After the sound system, the other big challenge was finding a venue. We didn't want to use an existing club, and we really wanted a space that felt like it could be someone's home. It also needed to have good room acoustics. I attended some talks and arts events at a venue called Civic House on the edge of the city centre. It's an old print factory that has recently been given a huge retrofit, and the organisation behind it has a great community spirit and a socially conscious approach to how they work. As well as being a cultural events venue, there is a canteen on the ground floor and this beautiful upstairs loft space that is used for co-working that I thought would be great for a party. It has wooden flooring, a vaulted ceiling and an amazing view over the city. I remember sending Andrew Pirie a picture of it, and he was like, "That's the one". I was doubtful they'd let us use it, but I got in touch with them, and luckily for us, our message was picked up by Grace Winteringham, who was leading projects for the venue at the time. Grace got what we were trying to do straight away and really went out of her way to support us and make it happen. There's a sense of responsibility that comes with saying your party is inspired by the Loft. Obviously, achieving the best possible quality of sound is crucial, but there's also the principle of making the space feel like a party in someone's home. We've tried to make the experience more personal by getting to know people who come along and build a sense of community. Food is served at the start of the night, and we invite people to bring their kids for the first few hours. We decorate the space in quite a simple way to create a more homely atmosphere – plants, lamps, wall hangings, drapes, plenty of seating, incense, and balloons. All these details are really important in properly respecting the philosophy of what David Mancuso set out through his parties. Some principles are more difficult to achieve, though, such as removing commercial transactions – the venue has a paid bar, for instance – but we try to offset this by being completely volunteer-led and making the party non-profit. So any money made goes into improvements or is donated to charity.

The response has been incredible. We're coming up to our fifth party in a few weeks, which will be our first birthday. We've got a really lovely, diverse crowd of musically open-minded dancers, and we've built up an amazing community of volunteers who give up their time to help decorate the space, carry heavy speakers up and down stairs and welcome guests at the door. The crew have become a pretty close-knit group, and a few of them will be taking over musical hosting for the next party.
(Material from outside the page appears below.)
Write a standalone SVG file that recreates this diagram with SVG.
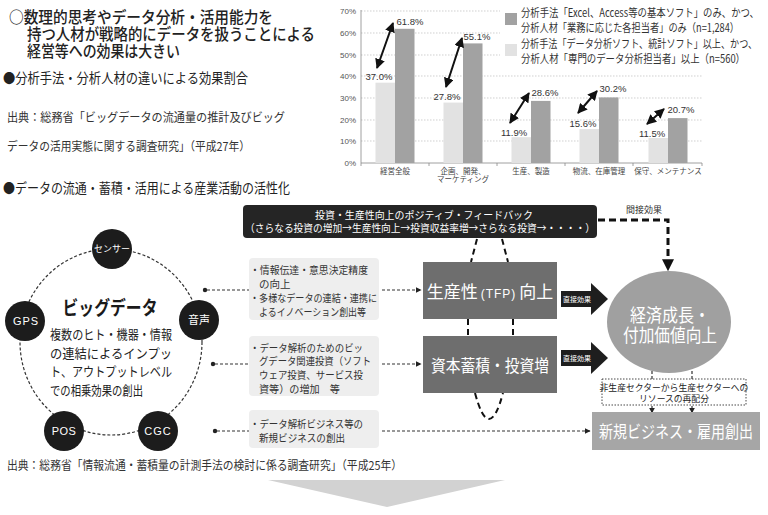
<svg xmlns="http://www.w3.org/2000/svg" width="768" height="515" viewBox="0 0 768 515">
<defs>
<style>
.t{font-size:16px;font-weight:500}
.h{font-size:13.5px}
.src{font-size:12px;fill:#333}
.lat{font-family:"Liberation Sans","Noto Sans CJK JP",sans-serif}
.ax{font-size:8px;fill:#555}
.cat{font-size:7.5px;fill:#444}
.val{font-size:9.5px;fill:#333}
.lg{font-size:11.5px;fill:#333}
.grid{stroke:#bbb;stroke-width:0.7;stroke-dasharray:1.5,1.5}
.bd{fill:#a2a2a2}
.bl{fill:#e2e2e2}
.dbl{stroke:#111;stroke-width:2;marker-start:url(#ah);marker-end:url(#ah)}
.node{fill:#1c1c1c}
.nt{fill:#fff;font-size:11px;text-anchor:middle}
.box{fill:#eeeeee}
.bt{font-size:10.5px;fill:#333}
.dash{stroke:#333;stroke-width:1.2;stroke-dasharray:3,2;fill:none}
.loop{stroke:#111;stroke-width:2;stroke-dasharray:6,4;fill:none}
.blk{fill:#6e6e6e}
.bw{fill:#fff;font-size:17px;text-anchor:middle}
.de{fill:#fff;font-size:7px;text-anchor:middle}
.wt{fill:#fff}
</style>
<marker id="ah" viewBox="0 0 10 10" refX="9" refY="5" markerUnits="userSpaceOnUse" markerWidth="10" markerHeight="10" orient="auto-start-reverse"><path d="M0,0 L10,5 L0,10 z" fill="#111"/></marker>
<marker id="sa" viewBox="0 0 10 10" refX="9" refY="5" markerUnits="userSpaceOnUse" markerWidth="6" markerHeight="6" orient="auto"><path d="M0,0 L10,5 L0,10 z" fill="#222"/></marker>
<marker id="ba" viewBox="0 0 10 10" refX="9" refY="5" markerUnits="userSpaceOnUse" markerWidth="12" markerHeight="12" orient="auto"><path d="M0,0 L10,5 L0,10 z" fill="#111"/></marker>
</defs>
<rect width="768" height="515" fill="#fff"/>
<g font-family="'Noto Sans CJK JP','Noto Sans',sans-serif" fill="#222">

<g id="title">
<text class="t" x="9" y="23" textLength="264" lengthAdjust="spacingAndGlyphs">○数理的思考やデータ分析・活用能力を</text>
<text class="t" x="27" y="40" textLength="288" lengthAdjust="spacingAndGlyphs">持つ人材が戦略的にデータを扱うことによる</text>
<text class="t" x="27" y="57" textLength="153" lengthAdjust="spacingAndGlyphs">経営等への効果は大きい</text>
<text class="h" x="3" y="83" textLength="245" lengthAdjust="spacingAndGlyphs">●分析手法・分析人材の違いによる効果割合</text>
<text class="src" x="7" y="122" textLength="278" lengthAdjust="spacingAndGlyphs">出典：総務省「ビッグデータの流通量の推計及びビッグ</text>
<text class="src" x="7" y="151" textLength="243" lengthAdjust="spacingAndGlyphs">データの活用実態に関する調査研究」（平成27年）</text>
<text class="h" x="3" y="193" textLength="287" lengthAdjust="spacingAndGlyphs">●データの流通・蓄積・活用による産業活動の活性化</text>
</g>

<g id="chart">
<g id="grid">
<line class="grid" x1="361" y1="11" x2="500" y2="11"/>
<line class="grid" x1="361" y1="33" x2="500" y2="33"/>
<line class="grid" x1="361" y1="55" x2="500" y2="55"/>
<line class="grid" x1="361" y1="76" x2="702" y2="76"/>
<line class="grid" x1="361" y1="98" x2="702" y2="98"/>
<line class="grid" x1="361" y1="120" x2="702" y2="120"/>
<line class="grid" x1="361" y1="141" x2="702" y2="141"/>
<line x1="361" y1="10" x2="361" y2="163" stroke="#888" stroke-width="0.8"/>
<line x1="361" y1="163" x2="702" y2="163" stroke="#888" stroke-width="0.8"/>
<path d="M361,163v3M429,163v3M497,163v3M565,163v3M633,163v3M702,163v3" stroke="#888" stroke-width="0.8"/>
</g>
<g id="yaxis" text-anchor="end">
<text class="ax lat" x="356" y="14">70%</text>
<text class="ax lat" x="356" y="36">60%</text>
<text class="ax lat" x="356" y="58">50%</text>
<text class="ax lat" x="356" y="79">40%</text>
<text class="ax lat" x="356" y="101">30%</text>
<text class="ax lat" x="356" y="123">20%</text>
<text class="ax lat" x="356" y="144">10%</text>
<text class="ax lat" x="356" y="166">0%</text>
</g>
<g id="bars">
<rect class="bl" x="375.5" y="82.7" width="19.5" height="80.3"/>
<rect class="bd" x="395" y="28.8" width="19.5" height="134.2"/>
<rect class="bl" x="443.5" y="102.6" width="19.5" height="60.4"/>
<rect class="bd" x="463" y="43.4" width="19.5" height="119.6"/>
<rect class="bl" x="511.5" y="137.2" width="19.5" height="25.8"/>
<rect class="bd" x="531" y="100.9" width="19.5" height="62.1"/>
<rect class="bl" x="579.5" y="129.1" width="19.5" height="33.9"/>
<rect class="bd" x="599" y="97.4" width="19.5" height="65.6"/>
<rect class="bl" x="648.5" y="138" width="19.5" height="25"/>
<rect class="bd" x="668" y="118.1" width="19.5" height="44.9"/>
</g>
<g id="values" text-anchor="middle">
<text class="val lat" x="379" y="80">37.0%</text>
<text class="val lat" x="410" y="25">61.8%</text>
<text class="val lat" x="447" y="100">27.8%</text>
<text class="val lat" x="477" y="40">55.1%</text>
<text class="val lat" x="514" y="136">11.9%</text>
<text class="val lat" x="545" y="96">28.6%</text>
<text class="val lat" x="583" y="127">15.6%</text>
<text class="val lat" x="613" y="92">30.2%</text>
<text class="val lat" x="652" y="137">11.5%</text>
<text class="val lat" x="681" y="113">20.7%</text>
</g>
<g id="categories" text-anchor="middle">
<text class="cat" x="395" y="174">経営全般</text>
<text class="cat" x="463" y="174">企画、開発、</text>
<text class="cat" x="463" y="182">マーケティング</text>
<text class="cat" x="531" y="174">生産、製造</text>
<text class="cat" x="599" y="174">物流、在庫管理</text>
<text class="cat" x="668" y="174">保守、メンテナンス</text>
</g>
<g id="diffarrows">
<line class="dbl" x1="377" y1="68" x2="393" y2="23"/>
<line class="dbl" x1="446" y1="87" x2="462" y2="38"/>
<line class="dbl" x1="510" y1="123" x2="529" y2="93"/>
<line class="dbl" x1="578" y1="113" x2="597" y2="91"/>
<line class="dbl" x1="647" y1="124" x2="664" y2="109"/>
</g>
<g id="legend">
<rect class="bd" x="505" y="13" width="12" height="12"/>
<text class="lg" x="521" y="17" textLength="238" lengthAdjust="spacingAndGlyphs">分析手法「Excel、Access等の基本ソフト」のみ、かつ、</text>
<text class="lg" x="521" y="32" textLength="218" lengthAdjust="spacingAndGlyphs">分析人材「業務に応じた各担当者」のみ（n=1,284）</text>
<rect class="bl" x="505" y="44" width="12" height="12"/>
<text class="lg" x="521" y="48" textLength="236" lengthAdjust="spacingAndGlyphs">分析手法「データ分析ソフト、統計ソフト」以上、かつ、</text>
<text class="lg" x="521" y="63" textLength="224" lengthAdjust="spacingAndGlyphs">分析人材「専門のデータ分析担当者」以上（n=560）</text>
</g>
</g>

<g id="connectors">
<ellipse cx="111" cy="342" rx="91" ry="93" fill="none" stroke="#333" stroke-width="1.2" stroke-dasharray="3,2"/>
<circle cx="205" cy="290" r="2.2" fill="#222"/>
<circle cx="213" cy="364" r="2.2" fill="#222"/>
<circle cx="215" cy="431" r="2.2" fill="#222"/>
<line class="dash" x1="207" y1="290" x2="249" y2="290"/>
<line class="dash" x1="215" y1="364" x2="249" y2="364"/>
<line class="dash" x1="217" y1="431" x2="249" y2="431"/>
<line class="dash" x1="382" y1="290" x2="421" y2="290" marker-end="url(#sa)"/>
<line class="dash" x1="382" y1="364" x2="421" y2="364" marker-end="url(#sa)"/>
<line class="dash" x1="382" y1="431" x2="590" y2="431" marker-end="url(#sa)"/>
<path class="loop" d="M477,239 L471,262"/>
<path class="loop" d="M502,239 L508,262"/>
<path class="loop" d="M468,319 L468,336"/>
<path class="loop" d="M513,319 L513,336"/>
<path class="loop" d="M475,393 Q489,445 503,393"/>
<path d="M598,220 H668 V270" fill="none" stroke="#111" stroke-width="3" stroke-dasharray="7,4" marker-end="url(#ba)"/>
<text x="644" y="213" font-size="9" text-anchor="middle" fill="#333">間接効果</text>
<line class="dash" x1="652" y1="379" x2="652" y2="363" marker-end="url(#sa)"/>
<line class="dash" x1="692" y1="379" x2="692" y2="363" marker-end="url(#sa)"/>
<line class="dash" x1="652" y1="406" x2="652" y2="413" marker-end="url(#sa)"/>
<line class="dash" x1="692" y1="406" x2="692" y2="413" marker-end="url(#sa)"/>
<g id="direct1">
<polygon points="561,291 591,291 591,283 608,299 591,315 591,307 561,307" fill="#1e1e1e"/>
<text class="de" x="577" y="302">直接効果</text>
</g>
<g id="direct2">
<polygon points="561,350 591,350 591,342 608,358 591,374 591,366 561,366" fill="#1e1e1e"/>
<text class="de" x="577" y="361">直接効果</text>
</g>
</g>

<g id="bigdata">
<text x="110" y="315" font-size="19" font-weight="700" text-anchor="middle" textLength="95" lengthAdjust="spacingAndGlyphs" fill="#1a1a1a">ビッグデータ</text>
<text x="50" y="339" font-size="13" textLength="122" lengthAdjust="spacingAndGlyphs">複数のヒト・機器・情報</text>
<text x="50" y="358" font-size="13" textLength="122" lengthAdjust="spacingAndGlyphs">の連結によるインプッ</text>
<text x="50" y="376" font-size="13" textLength="122" lengthAdjust="spacingAndGlyphs">ト、アウトプットレベル</text>
<text x="50" y="395" font-size="13" textLength="93" lengthAdjust="spacingAndGlyphs">での相乗効果の創出</text>
</g>
<g id="sensor"><circle class="node" cx="112" cy="249" r="20"/><text class="nt" x="112" y="252" style="font-size:9px">センサー</text></g>
<g id="onsei"><circle class="node" cx="199" cy="320" r="20"/><text class="nt" x="199" y="324">音声</text></g>
<g id="gps"><circle class="node" cx="25" cy="321" r="20"/><text class="nt lat" x="26" y="325" letter-spacing="1">GPS</text></g>
<g id="pos"><circle class="node" cx="64" cy="431" r="20"/><text class="nt lat" x="64" y="435" letter-spacing="0.5">POS</text></g>
<g id="cgc"><circle class="node" cx="158" cy="431" r="20"/><text class="nt lat" x="158" y="435" letter-spacing="1">CGC</text></g>

<g id="box1">
<rect class="box" x="249" y="258" width="130" height="62" rx="4"/>
<text class="bt" x="250" y="274" textLength="118" lengthAdjust="spacingAndGlyphs">・情報伝達・意思決定精度</text>
<text class="bt" x="259" y="288">の向上</text>
<text class="bt" x="250" y="302" textLength="127" lengthAdjust="spacingAndGlyphs">・多様なデータの連結・連携に</text>
<text class="bt" x="259" y="316" textLength="107" lengthAdjust="spacingAndGlyphs">よるイノベーション創出等</text>
</g>
<g id="box2">
<rect class="box" x="249" y="336" width="130" height="60" rx="4"/>
<text class="bt" x="250" y="352" textLength="113" lengthAdjust="spacingAndGlyphs">・データ解析のためのビッ</text>
<text class="bt" x="259" y="365" textLength="112" lengthAdjust="spacingAndGlyphs">グデータ関連投資（ソフト</text>
<text class="bt" x="259" y="379" textLength="104" lengthAdjust="spacingAndGlyphs">ウェア投資、サービス投</text>
<text class="bt" x="259" y="393" textLength="81" lengthAdjust="spacingAndGlyphs">資等）の増加　等</text>
</g>
<g id="box3">
<rect class="box" x="249" y="410" width="130" height="38" rx="4"/>
<text class="bt" x="250" y="428" textLength="113" lengthAdjust="spacingAndGlyphs">・データ解析ビジネス等の</text>
<text class="bt" x="259" y="442" textLength="86" lengthAdjust="spacingAndGlyphs">新規ビジネスの創出</text>
</g>

<g id="feedback">
<rect x="243" y="205" width="354" height="33" rx="4" fill="#252525"/>
<text class="wt" x="424" y="219" font-size="10.5" text-anchor="middle" textLength="218" lengthAdjust="spacingAndGlyphs">投資・生産性向上のポジティブ・フィードバック</text>
<text class="wt" x="420" y="232" font-size="10.5" text-anchor="middle" textLength="350" lengthAdjust="spacingAndGlyphs">（さらなる投資の増加→生産性向上→投資収益率増→さらなる投資→・・・・）</text>
</g>

<g id="tfp">
<rect class="blk" x="423" y="262" width="134" height="57"/>
<text class="bw" x="490" y="298"><tspan>生産性</tspan><tspan font-size="12" font-family="Liberation Sans, sans-serif" letter-spacing="1" dx="3">(TFP)</tspan><tspan dx="3">向上</tspan></text>
</g>
<g id="capital">
<rect class="blk" x="423" y="336" width="134" height="57"/>
<text class="bw" x="490" y="372" textLength="118" lengthAdjust="spacingAndGlyphs">資本蓄積・投資増</text>
</g>

<g id="growth">
<ellipse cx="669" cy="322" rx="62" ry="51" fill="#a0a0a0"/>
<text class="bw" x="670" y="322" style="font-size:18.5px" textLength="80" lengthAdjust="spacingAndGlyphs">経済成長・</text>
<text class="bw" x="670" y="342" style="font-size:18.5px" textLength="94" lengthAdjust="spacingAndGlyphs">付加価値向上</text>
</g>

<g id="realloc">
<rect x="602" y="379" width="144" height="26" fill="#fff" stroke="#333" stroke-width="0.9" stroke-dasharray="1.5,1.5"/>
<text x="674" y="391" font-size="8.8" text-anchor="middle">非生産セクターから生産セクターへの</text>
<text x="674" y="402" font-size="8.8" text-anchor="middle">リソースの再配分</text>
</g>

<g id="newbiz">
<rect x="592" y="412" width="168" height="38" fill="#a6a6a6"/>
<text class="bw" x="676" y="438" textLength="154" lengthAdjust="spacingAndGlyphs">新規ビジネス・雇用創出</text>
</g>

<g id="footer">
<text class="src" x="7" y="470" textLength="395" lengthAdjust="spacingAndGlyphs">出典：総務省「情報流通・蓄積量の計測手法の検討に係る調査研究」（平成25年）</text>
<polygon points="268,480 505,480 387,507" fill="#d2d2d2"/>
</g>
</g>
</svg>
In terms of future plans, we have thought about running cultural events alongside the party – talks, workshops, album listening events – but for the moment, we're happy to keep going and make small improvements like upgrades to the equipment and giving some more thought into how we decorate the space.


5) According to you, what does it take in our modern society to "Be Balearic"? Do you think it's just philosophical, or can we act a certain way to follow Colleen's recommendation?

For me, it's just about being open and tolerant and showing love and kindness. That might sound sentimental to some people, but if having kids has taught me anything, it's about how important these things are.

I think 'Balearic' in terms of both philosophy and Music relates a lot to the idea of 'life energy' that Colleen has spoken of a lot, and that was important to David Mancuso. It's a positive, life-giving force. Maybe I think that because we associate the 'Balearic' spirit so closely to the sun.